During a Wednesday appearance on ESPN New York, New England Patriots tight end Rob Gronkowski repeated his stance that a gay teammate would be accepted in his locker room.
"I got this question before, about a year ago, and I basically will say the same answer that I did a year ago," Gronkowski said. "You've got to accept the player. Everyone has their own ways to live their life and as long as he's respecting me, keeping distance, respecting myself, I'll respect him back.
"If he's being a great teammate and he's a guy on the field doing a great job, well then you've got nothing to complain about. He's another teammate and another friend."
The issue of equality has ramped up this offseason, with Mike Freeman of CBSSports.com reporting earlier this week that a current gay player in the National Football League is contemplating coming out. NFLPA president Domonique Foxworth told Baltimore radio station WSNT that a gay player coming out during his career is inevitable and would lead to more gay players coming out.
"It doesn’t have to be one player," Foxworth said (via ProFootballTalk). "When one player comes out, multiple players will come out, because they are in our league right now."
One reason why the atmosphere for a current player to come out has never been better is that even the most staunch opponents of the issue of same-sex marriage now regard marriage equality as being inevitable. Knocking down that wall figures to lead more walls coming down, including in the locker rooms and clubhouses in professional sports. Last week, several current NFL players filed an "Athlete's Brief" to the Supreme Court case of Hollingsworth v. Perry, which challenges California's Prop 8 ban on same-sex marriage. Among the players named in that brief were free agent linebacker Scott Fujita, Baltimore Ravens linebacker Brendon Ayanbadejo and Minnesota Vikings punter Chris Kluwe.
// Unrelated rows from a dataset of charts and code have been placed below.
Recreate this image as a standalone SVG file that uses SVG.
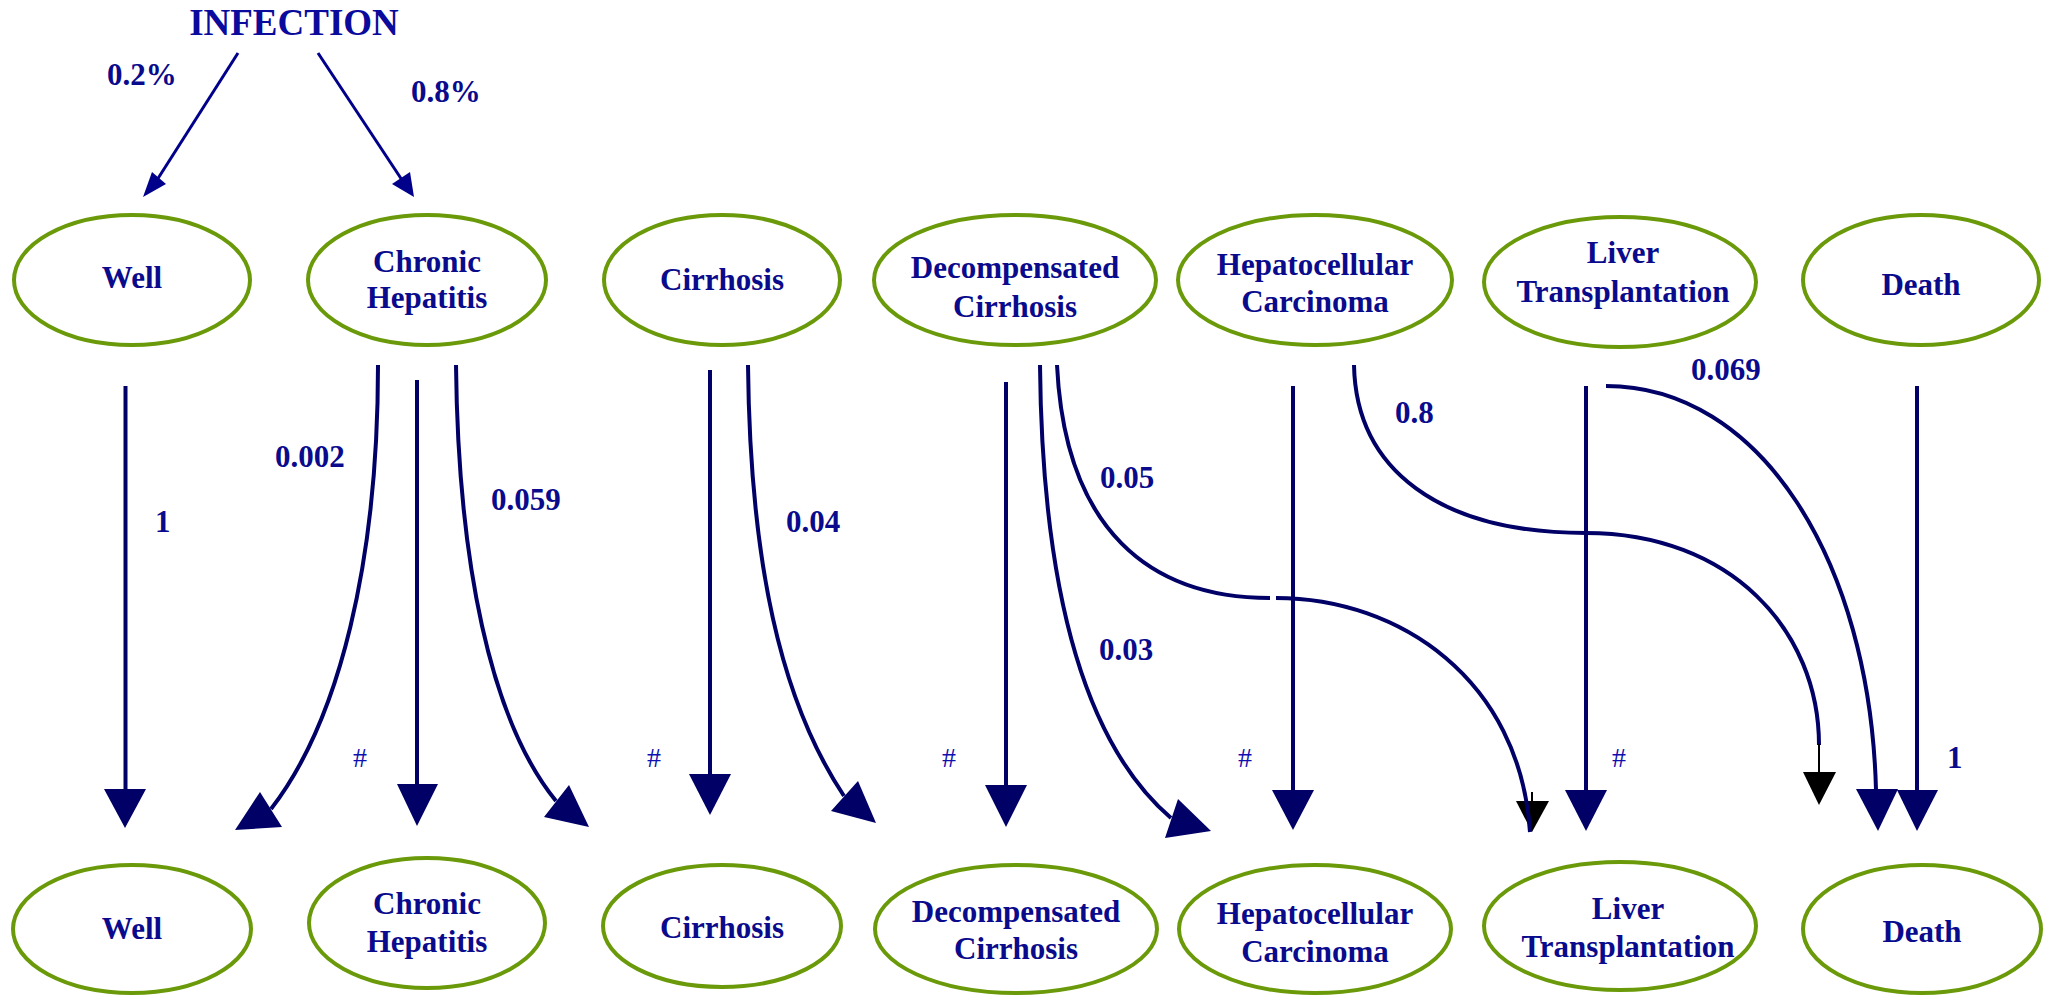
<svg xmlns="http://www.w3.org/2000/svg" width="2054" height="995" viewBox="0 0 2054 995">
<style>
.node ellipse{fill:#fff;stroke:#6a9a0a;stroke-width:4}
.node text{font-family:"Liberation Serif","Times New Roman",serif;font-weight:bold;font-size:31px;fill:#0a0a8c;text-anchor:middle}
.lbl{font-family:"Liberation Serif","Times New Roman",serif;font-weight:bold;font-size:31px;fill:#0a0a8c}
.hash{font-family:"Liberation Serif","Times New Roman",serif;font-size:28px;fill:#1010b0}
.title{font-family:"Liberation Serif","Times New Roman",serif;font-weight:bold;font-size:37px;fill:#0a0a9c;text-anchor:middle}
.e{fill:none;stroke:#000066;stroke-width:4}
.ah{fill:#000066}
.inf{fill:none;stroke:#00008b;stroke-width:3}
.infh{fill:#00008b}
.blk{fill:none;stroke:#000;stroke-width:2}
.bh{fill:#000}
</style>
<rect width="2054" height="995" fill="#fff"/>
<text class="title" x="294" y="35">INFECTION</text>
<text class="lbl" x="107" y="85">0.2%</text>
<text class="lbl" x="411" y="102">0.8%</text>

<g id="top-well" class="node"><ellipse cx="132" cy="280" rx="118" ry="65"/><text x="132" y="288">Well</text></g>
<g id="top-chronic" class="node"><ellipse cx="427" cy="280" rx="119" ry="65"/><text x="427" y="272">Chronic</text><text x="427" y="308">Hepatitis</text></g>
<g id="top-cirrhosis" class="node"><ellipse cx="722" cy="280" rx="118" ry="65"/><text x="722" y="290">Cirrhosis</text></g>
<g id="top-decomp" class="node"><ellipse cx="1015" cy="280" rx="141" ry="65"/><text x="1015" y="278">Decompensated</text><text x="1015" y="317">Cirrhosis</text></g>
<g id="top-hcc" class="node"><ellipse cx="1315" cy="280" rx="137" ry="65"/><text x="1315" y="275">Hepatocellular</text><text x="1315" y="312">Carcinoma</text></g>
<g id="top-liver" class="node"><ellipse cx="1620" cy="282" rx="136" ry="65"/><text x="1623" y="263">Liver</text><text x="1623" y="302">Transplantation</text></g>
<g id="top-death" class="node"><ellipse cx="1921" cy="280" rx="118" ry="65"/><text x="1921" y="295">Death</text></g>

<g id="bot-well" class="node"><ellipse cx="132" cy="929" rx="119" ry="64"/><text x="132" y="939">Well</text></g>
<g id="bot-chronic" class="node"><ellipse cx="427" cy="923" rx="118" ry="65"/><text x="427" y="914">Chronic</text><text x="427" y="952">Hepatitis</text></g>
<g id="bot-cirrhosis" class="node"><ellipse cx="722" cy="926" rx="119" ry="61"/><text x="722" y="938">Cirrhosis</text></g>
<g id="bot-decomp" class="node"><ellipse cx="1016" cy="929" rx="141" ry="64"/><text x="1016" y="922">Decompensated</text><text x="1016" y="959">Cirrhosis</text></g>
<g id="bot-hcc" class="node"><ellipse cx="1315" cy="929" rx="136" ry="64"/><text x="1315" y="924">Hepatocellular</text><text x="1315" y="962">Carcinoma</text></g>
<g id="bot-liver" class="node"><ellipse cx="1620" cy="926" rx="136" ry="64"/><text x="1628" y="919">Liver</text><text x="1628" y="957">Transplantation</text></g>
<g id="bot-death" class="node"><ellipse cx="1922" cy="929" rx="119" ry="64"/><text x="1922" y="942">Death</text></g>

<g id="connectors">
<line class="inf" x1="238" y1="53" x2="157" y2="180"/>
<polygon class="infh" points="143,197 152,172 166,184"/>
<line class="inf" x1="318" y1="53" x2="402" y2="180"/>
<polygon class="infh" points="414,197 392,184 410,172"/>

<line class="e" x1="125.5" y1="386" x2="125.5" y2="790"/>
<polygon class="ah" points="104,789 146,789 125,828"/>
<line class="e" x1="417" y1="380" x2="417" y2="785"/>
<polygon class="ah" points="397,784 438,784 417,826"/>
<line class="e" x1="710" y1="370" x2="710" y2="775"/>
<polygon class="ah" points="689,774 731,774 710,815"/>
<line class="e" x1="1006" y1="382" x2="1006" y2="786"/>
<polygon class="ah" points="985,785 1027,785 1006,827"/>
<line class="e" x1="1293" y1="386" x2="1293" y2="791"/>
<polygon class="ah" points="1272,790 1314,790 1293,830"/>
<line class="e" x1="1586" y1="386" x2="1586" y2="791"/>
<polygon class="ah" points="1565,790 1607,790 1586,831"/>
<line class="e" x1="1917" y1="386" x2="1917" y2="791"/>
<polygon class="ah" points="1897,790 1938,790 1917,831"/>

<path class="e" d="M378,365 C378,560 340,720 271,809"/>
<polygon class="ah" points="260,792 282,827 235,830"/>
<path class="e" d="M456,365 C458,560 490,720 556,801"/>
<polygon class="ah" points="544,817 569,785 589,827"/>
<path class="e" d="M748,365 C750,560 780,700 844,796"/>
<polygon class="ah" points="831,811 858,781 876,823"/>
<path class="e" d="M1040,365 C1042,580 1080,740 1171,818"/>
<polygon class="ah" points="1165,838 1178,799 1211,831"/>

<path class="e" d="M1057,365 C1065,530 1150,598 1270,598"/>
<line class="blk" x1="1532" y1="792" x2="1532" y2="802"/>
<polygon class="bh" points="1516,801 1549,801 1532,832"/>
<path class="e" d="M1276,598 C1400,598 1520,680 1530,832"/>

<path class="e" d="M1354,365 C1356,470 1440,533 1586,533 C1730,533 1819,630 1819,745"/>
<line class="blk" x1="1819" y1="744" x2="1819" y2="773"/>
<polygon class="bh" points="1803,772 1836,772 1819,805"/>

<path class="e" d="M1606,386 C1760,386 1870,560 1876,790"/>
<polygon class="ah" points="1856,789 1898,789 1878,831"/>

<text class="lbl" x="155" y="532">1</text>
<text class="lbl" x="275" y="467">0.002</text>
<text class="lbl" x="491" y="510">0.059</text>
<text class="lbl" x="786" y="532">0.04</text>
<text class="lbl" x="1100" y="488">0.05</text>
<text class="lbl" x="1099" y="660">0.03</text>
<text class="lbl" x="1395" y="423">0.8</text>
<text class="lbl" x="1691" y="380">0.069</text>
<text class="lbl" x="1947" y="768">1</text>
<text class="hash" x="353" y="767">#</text>
<text class="hash" x="647" y="767">#</text>
<text class="hash" x="942" y="767">#</text>
<text class="hash" x="1238" y="767">#</text>
<text class="hash" x="1612" y="767">#</text>
</g>
</svg>
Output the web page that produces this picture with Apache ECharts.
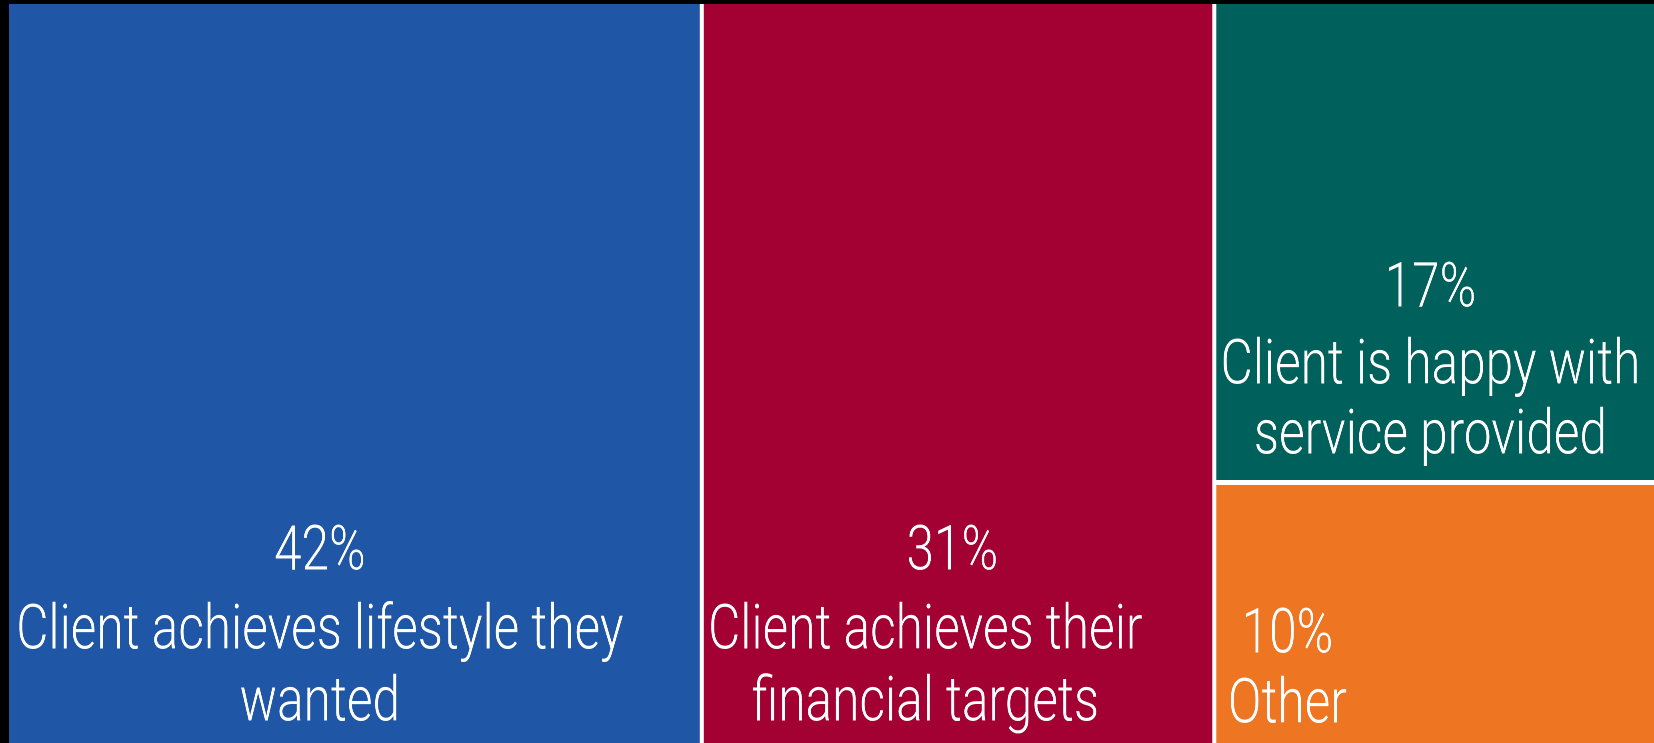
<!DOCTYPE html>
<html>
<head>
<meta charset="utf-8">
<script src="https://cdn.jsdelivr.net/npm/echarts@6/dist/echarts.min.js"></script>
<style>
  html, body { margin: 0; padding: 0; background: #000; overflow: hidden; }
  #wrap { width: 1654px; height: 743px; overflow: hidden; }
  #chart { height: 743px; transform-origin: 0 0; }
</style>
</head>
<body>
<div id="wrap"><div id="chart"></div></div>
<script>
// What matters most to advisers: share of responses
const categories = [
  'Client achieves lifestyle they\nwanted',
  'Client achieves their\nfinancial targets',
  'Client is happy with\nservice provided',
  'Other'
];
const shares = [42, 31, 17, 10];

const palette = ['#1F56A5', '#A30033', '#00605B', '#EE7623'];

// The page is drawn wider and squeezed horizontally so the labels get a
// condensed look (no condensed face is installed).
const SX = 0.8;
const PAGE_W = 1654, PAGE_H = 743;

// Text block placement inside each tile (page pixels): [top, right, bottom, left]
const labelPadding = [
  [507, 69, 0, 0],
  [507, 65.5, 0, 0],
  [245, 14.5, 0, 0],
  [118, 300.5, 0, 0]
];
const pctIndent = [0, 54, 0, 0];
const pctLineHeight = [86, 86, 84, 68];
const nameLineHeight = [72, 72, 70, 72];

const FONT = "Roboto, 'Liberation Sans', 'DejaVu Sans', sans-serif";

const el = document.getElementById('chart');
el.style.width = (PAGE_W / SX) + 'px';
el.style.transform = 'scaleX(' + SX + ')';

const chart = echarts.init(el, null, { renderer: 'canvas', devicePixelRatio: 2 });

const sx = (v) => v / SX;

const data = categories.map((name, i) => {
  const pad = labelPadding[i];
  return {
    name: name,
    value: shares[i],
    itemStyle: { color: palette[i] },
    label: {
      show: true,
      position: 'inside',
      overflow: 'none',
      padding: [pad[0], sx(pad[1]), pad[2], sx(pad[3])],
      formatter: (p) => '{p|' + p.value + '%}\n{n|' + p.name + '}',
      rich: {
        p: {
          fontFamily: FONT,
          fontWeight: 300,
          fontSize: 62,
          color: '#fff',
          lineHeight: pctLineHeight[i],
          align: 'center',
          padding: [0, 0, 0, sx(pctIndent[i])]
        },
        n: {
          fontFamily: FONT,
          fontWeight: 300,
          fontSize: 62,
          color: '#fff',
          lineHeight: nameLineHeight[i],
          align: 'center'
        }
      }
    }
  };
});

chart.setOption({
  backgroundColor: '#000',
  animation: false,
  series: [{
    type: 'treemap',
    left: sx(9),
    top: 4,
    width: sx(1650),
    height: 759,
    squareRatio: 1,
    roam: false,
    nodeClick: false,
    breadcrumb: { show: false },
    sort: 'desc',
    itemStyle: { borderColor: '#fff', borderWidth: 0, gapWidth: 0 },
    levels: [
      { itemStyle: { borderColor: '#fff', borderWidth: 0, gapWidth: 5 } },
      { itemStyle: { borderWidth: 0, gapWidth: 0 } }
    ],
    emphasis: { disabled: true },
    data: data
  }]
});
</script>
</body>
</html>
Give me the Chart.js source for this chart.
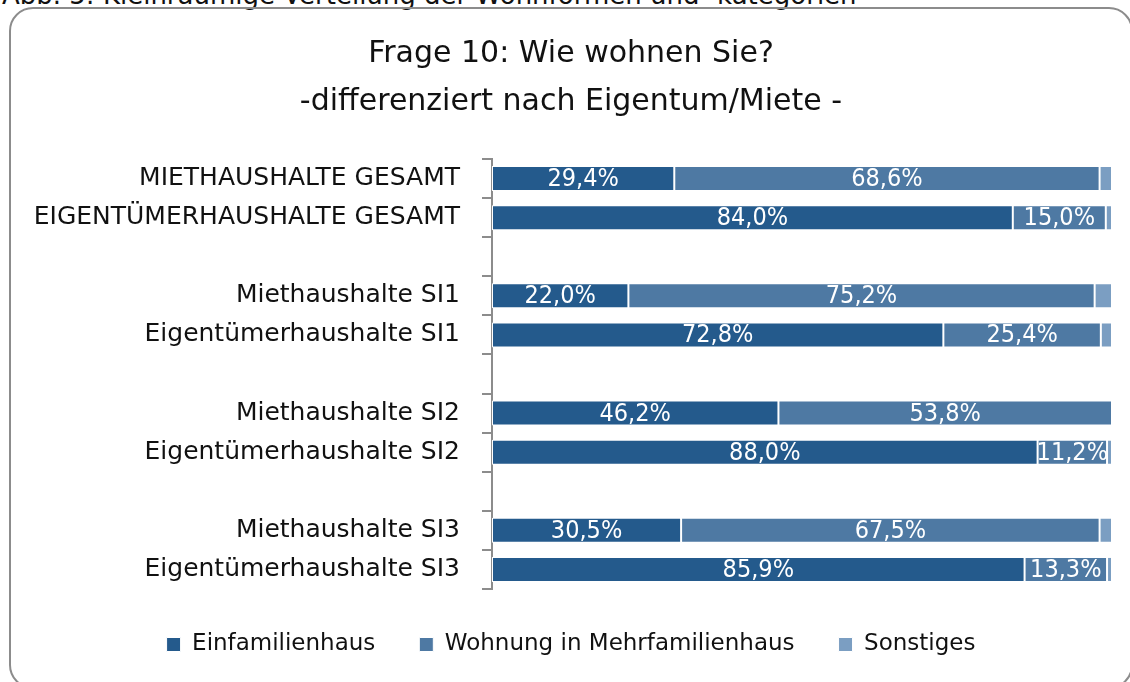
<!DOCTYPE html>
<html>
<head>
<meta charset="utf-8">
<script src="https://cdn.jsdelivr.net/npm/chart.js@4"></script>
<style>
  html, body { margin: 0; padding: 0; background: #fff; }
  body { width: 1130px; height: 682px; position: relative; overflow: hidden; }
  #caption {
    position: absolute; left: 2px; top: -20px;
    font: 26px "DejaVu Sans", sans-serif; color: #111;
    white-space: nowrap;
  }
  #frame {
    position: absolute; left: 9px; top: 7px; width: 1124px; height: 682px;
    border: 2px solid #8c8c8c; border-radius: 24px; box-sizing: border-box;
  }
  #wrap { position: absolute; left: 0; top: 0; width: 1130px; height: 682px; }
</style>
</head>
<body>
<div id="caption">Abb. 5: Kleinräumige Verteilung der Wohnformen und -kategorien</div>
<div id="frame"></div>
<div id="wrap"><canvas id="chart"></canvas></div>
<script>
// Categories (empty strings are the gaps between the groups)
const categories = [
    'MIETHAUSHALTE GESAMT', 'EIGENTÜMERHAUSHALTE GESAMT', '',
    'Miethaushalte SI1', 'Eigentümerhaushalte SI1', '',
    'Miethaushalte SI2', 'Eigentümerhaushalte SI2', '',
    'Miethaushalte SI3', 'Eigentümerhaushalte SI3'
];

// Shares in percent
const einfamilienhaus = [29.4, 84.0, null, 22.0, 72.8, null, 46.2, 88.0, null, 30.5, 85.9];
const wohnung = [68.6, 15.0, null, 75.2, 25.4, null, 53.8, 11.2, null, 67.5, 13.3];
const sonstiges = [2.0, 1.0, null, 2.8, 1.8, null, 0.0, 0.8, null, 2.0, 0.8];

const seriesNames = ['Einfamilienhaus', 'Wohnung in Mehrfamilienhaus', 'Sonstiges'];
const seriesColors = ['#245a8c', '#4e79a3', '#7b9ec2'];

const titleLines = ['Frage 10: Wie wohnen Sie?', '-differenziert nach Eigentum/Miete -'];

// Draw the percentage inside the first two segments
const barLabels = {
    id: 'barLabels',
    afterDatasetsDraw(chart) {
        const ctx = chart.ctx;
        ctx.save();
        ctx.fillStyle = '#fff';
        ctx.font = '25px "Liberation Sans Narrow", "DejaVu Sans Condensed", sans-serif';
        ctx.textAlign = 'center';
        ctx.textBaseline = 'middle';
        [0, 1].forEach(di => {
            const meta = chart.getDatasetMeta(di);
            meta.data.forEach((bar, i) => {
                const v = chart.data.datasets[di].data[i];
                if (v == null || v <= 0) return;
                const x = (bar.x + bar.base) / 2;
                ctx.fillText(v.toFixed(1).replace('.', ',') + '%', x, bar.y + 1);
            });
        });
        ctx.restore();
    }
};

new Chart(document.getElementById('chart'), {
    type: 'bar',
    data: {
        labels: categories,
        datasets: [
            { label: seriesNames[0], data: einfamilienhaus, backgroundColor: seriesColors[0] },
            { label: seriesNames[1], data: wohnung, backgroundColor: seriesColors[1] },
            { label: seriesNames[2], data: sonstiges, backgroundColor: seriesColors[2] }
        ]
    },
    options: {
        indexAxis: 'y',
        responsive: true,
        maintainAspectRatio: false,
        animation: false,
        datasets: {
            bar: {
                categoryPercentage: 1,
                barPercentage: 0.64,
                borderColor: '#ffffff',
                borderWidth: 1,
                borderSkipped: false
            }
        },
        layout: { padding: { left: 30, right: 18, top: 0, bottom: 16 } },
        scales: {
            x: { stacked: true, min: 0, max: 100, display: false },
            y: {
                stacked: true,
                afterFit(scale) { scale.width = 462; },
                grid: {
                    drawOnChartArea: false,
                    drawTicks: true,
                    tickLength: 10,
                    color: '#8c8c8c',
                    lineWidth: 2
                },
                border: { display: true, color: '#8c8c8c', width: 2 },
                ticks: {
                    padding: 22,
                    color: '#111',
                    font: { family: '"DejaVu Sans", sans-serif', size: 25 }
                }
            }
        },
        plugins: {
            title: {
                display: true,
                text: titleLines,
                color: '#111',
                font: { family: '"DejaVu Sans", sans-serif', size: 30, weight: 'normal', lineHeight: 1.6 },
                padding: { top: 30, bottom: 33 }
            },
            legend: {
                position: 'bottom',
                labels: {
                    boxWidth: 14,
                    boxHeight: 14,
                    padding: 44,
                    color: '#111',
                    font: { family: '"DejaVu Sans", sans-serif', size: 23 }
                }
            },
            tooltip: { enabled: false }
        }
    },
    plugins: [barLabels]
});
</script>
</body>
</html>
"Football is a macho sport, but we’ve found many players to be accepting. We hope to create an environment where a player who is gay will be treated like any other teammate," Fujita said in a statement last week.
Other players who support the "Athlete's Brief" include Chicago Bears punter Adam Podlesh, Cleveland Browns center Alex Mack, linebackers Chris Gocong and D'Qwell Jackson, Philadelphia Eagles linebacker Connor Barwin, free agent offensive tackle Eric Winston, as well as Foxworth, a former NFL cornerback, and NFLPA executive director DeMaurice Smith.
Former San Francisco 49ers offensive tackle Kwame Harris, who was publicly outed following a domestic altercation with his boyfriend in January, told CNN that he wishes he had come out during his playing career.
"The cost was great not speak candidly open about myself in complete manner," Harris said via Mike Foss of the USA Today. "If I could have done it differently, I would have hoped I found the strength [to come out]."